This study looks into the Computational Fluid Dynamics (CFD) of Formula 1's Drag Reduction System (DRS) and how it relates to hybrid powertrain energy recovery. A representative Formula 1 rear wing was modeled according to current FIA regulations and simulated in ANSYS Fluent at 80 m/s using steady, incompressible RANS equations with the k–ω SST turbulence model. The findings show that when DRS is activated, the drag coefficient drops by 10%. However, this comes at the cost of losing 41% of downforce. Our flow visualizations illustrate a shift from attached flow to separated wake structures during DRS deployment. Notably, the reduction in aerodynamic drag yields a measurable reduction in aerodynamic power demand with implications for hybrid energy efficiency. This highlights a specific but valuable efficiency gain. We validated our methodology by comparing our results with existing experimental and numerical studies, which also align with what's already published. On top of that, Industrial Engineering and Operations Management (IEOM) principles were applied to interpret DRS deployment as a constrained operational decision problem.

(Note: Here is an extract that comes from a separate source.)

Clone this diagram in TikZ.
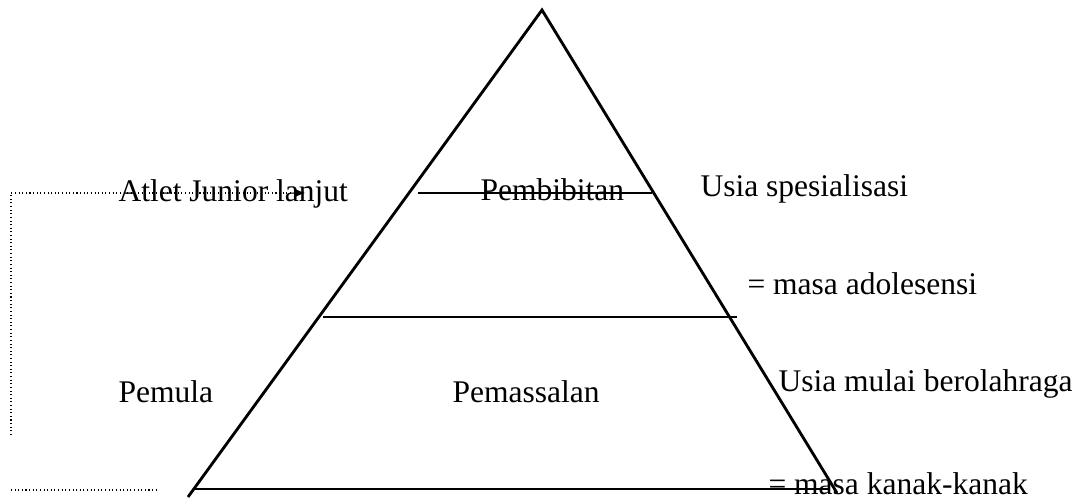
\documentclass[tikz,border=0pt]{standalone}
\usepackage{fontspec}
\setmainfont{Liberation Serif}
\usetikzlibrary{arrows.meta}

\begin{document}
\begin{tikzpicture}[font=\fontsize{12.2}{14}\selectfont, x=0.387pt, y=-0.387pt]
%% one unit is one pixel of the original drawing, y grows downwards
\tikzstyle{level}=[line width=1.1pt]
\tikzstyle{link}=[densely dotted,line width=0.4pt]
\tikzstyle{tag}=[anchor=base west,inner sep=0pt]
\useasboundingbox (0,0) rectangle (1085,502);
%% pyramid corners %%
\coordinate (Apex) at (542,10);
\coordinate (BaseLeft) at (188,497);
\coordinate (BaseRight) at (837,493);
\draw[level] (BaseLeft) -- (Apex) -- (BaseRight);
%% level lines
\coordinate (TopL) at (418,193);
\coordinate (TopR) at (652,193);
\coordinate (MidL) at (323,317);
\coordinate (MidR) at (737,317);
\coordinate (BotL) at (195,489);
\coordinate (BotR) at (830,489);
%% labels
\node[tag] at (118,202) (Junior) {Atlet Junior lanjut};
\node[tag] at (480,201) (Pembibitan) {Pembibitan};
\node[tag] at (700,197) (Spesial) {Usia spesialisasi};
\node[tag] at (747,295) (Adolesensi) {= masa adolesensi};
\node[tag] at (118,403) (Pemula) {Pemula};
\node[tag] at (452,403) (Pemassalan) {Pemassalan};
\node[tag] at (778,392) (Mulai) {Usia mulai berolahraga};
\node[tag] at (768,495) (Kanak) {= masa kanak-kanak};
\draw[level] (TopL) -- (TopR);
\draw[level] (MidL) -- (MidR);
\draw[level] (BotL) -- (BotR);
%% dotted bracket on the left
\coordinate (LinkLow) at (11,435);
\coordinate (LinkCorner) at (11,193);
\coordinate (LinkEnd) at (305,193);
\draw[link,-{Latex[length=4pt,width=3.5pt]}] (LinkLow) -- (LinkCorner) -- (LinkEnd);
\coordinate (FootL) at (11,490);
\coordinate (FootR) at (158,490);
\draw[link] (FootL) -- (FootR);
\end{tikzpicture}
\end{document}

We framed DRS and used as a strategic decision-making process that weighs quick overtaking chances against long-term energy savings. This cross-disciplinary approach sheds light on how regulated tech changes can boost efficiency in complex, fast-paced environments like Formula 1 racing.

Keywords: Aerodynamics, Drag Reduction, Formula 1, Computational Fluid Dynamics, Hybrid Powertrain, Energy Recovery.